OK. Fine. I just like the name Tuffy Rhodes. And once I saw they were teammates with the Yomiuri Giants in 2005, I felt it was only right to pass it on.
Rhodes and Kapler have something else in common: they both had multi-home run games on Opening Day in their career.
Rhodes famously hit three home runs off Dwight Gooden at Wrigley Field on April 4, 1994, to become the first player in National League history to homer three times on Opening Day. Kapler homered in each of his first two at-bats as a Texas Ranger on Opening Day in 2000, five months after the Tigers traded him away in the eight-player deal that brought Juan Gonzalez to Detroit.
I have nothing else to add here. Other than I didn’t realize K-Swiss was still a brand of shoe you can buy today. What a time to be alive.
I mean he’s 6-foot-2 and he’s a professional athlete. Is this impressive? I feel like if I was 6-2 (spoilers: I’m not. I’m not even 6-foot) that I could dunk, too, if I was a pro athlete.
Anyway, Kapler probably deserves a decent seeding in the annual Phillies Spring Training Dunk contest.
In his post-playing career, among other things, Kapler has worked as a writer an analyst, both at Baseball Prospectus and at FS1 (Fox Sports). As we’ve written here numerous times before, he’s into analytics. But he also comes across pretty well on TV, which should speak to his communications skills and personality, which are also important traits when running a major league clubhouse over the course of a 162-game season.
Kapler also once debated sports on TV with Donovan McNabb!
You’ve probably seen the photos on social media from those weird people you follow to keep your Twitter feed ... interesting. But Kapler is actually kind of famous for his physique. Esteemed Boston Globe columnist Bob Ryan nicknamed Kapler “The Body.” It’s probably only a matter of time before Kapler, who has posed shirtless for fitness magazines, recreates the Pat Burrell “Man or Machine” thing, right?
Anyway, in addition to working out on the reg, Kapler keeps up an interesting blog – kaplifestyle.com – that touches on everything from fitness, nutrition, health, and more. He's a Renaissance man, really. We’ll leave you here with a note from Kapler on an entry titled, “Handling Anger.”

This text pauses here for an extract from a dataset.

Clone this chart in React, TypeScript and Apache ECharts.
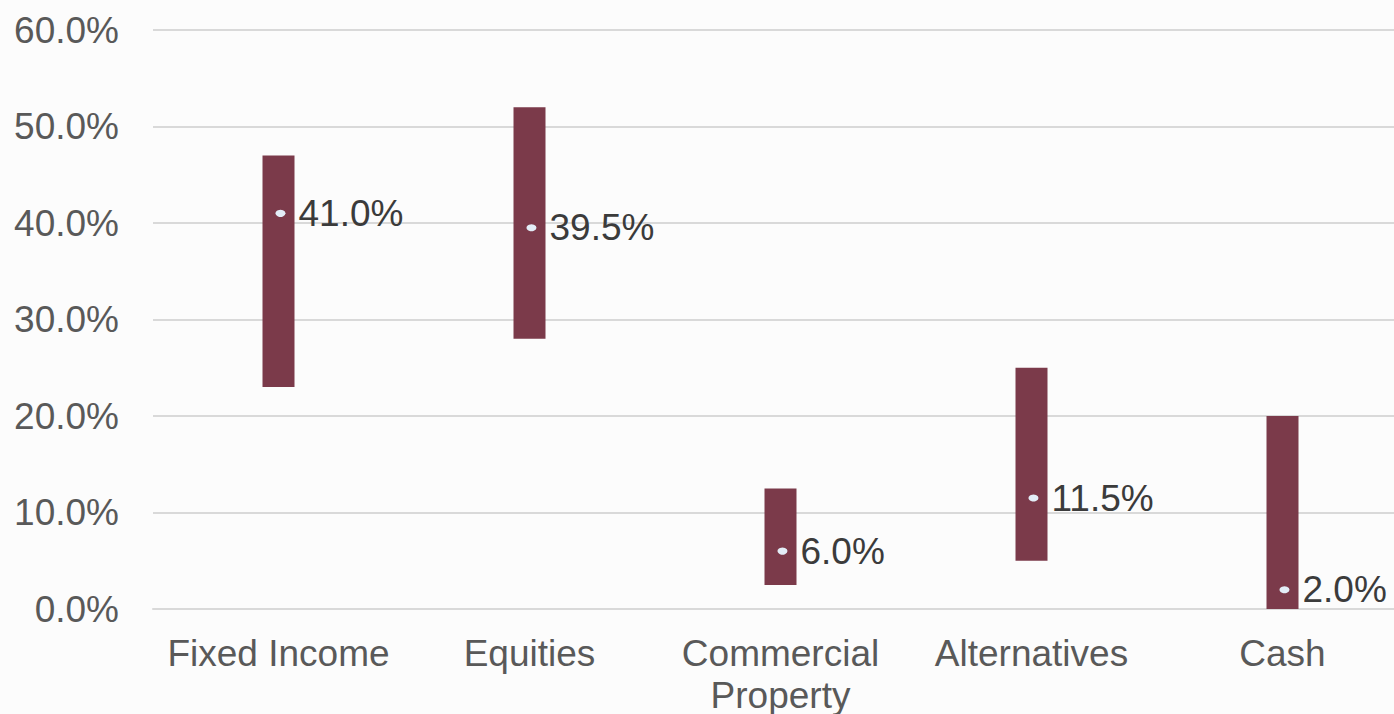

“If you’re pissed off at the actions of another, pause before you take action. A deep breath and a few hours will allow you to manage nearly every situation more appropriately. … Obviously, the ability of anger to be a productive motivator depends heavily on the individuals you’re working with. Even if you believe that it has a purpose in your leadership toolbox, the important thing to note is that this is a controlled, deliberate expression of anger. We’ve been told for years to “let it out,” to vent our anger and frustrations. This is a bad idea. … The seething rage you feel in the heat of the moment is not conducive for building relationships or promoting change. It’s reasonable to express a lack of contentment with a friend or coworker’s behavior, but with a calculated plan. Just make sure that you’re not on tilt emotionally when you take that step.”
My takeaway: Just because Kapler might resemble the Hulk, it doesn’t mean he’s going to be flipping over the postgame spread and cursing out players in the clubhouse after bad losses.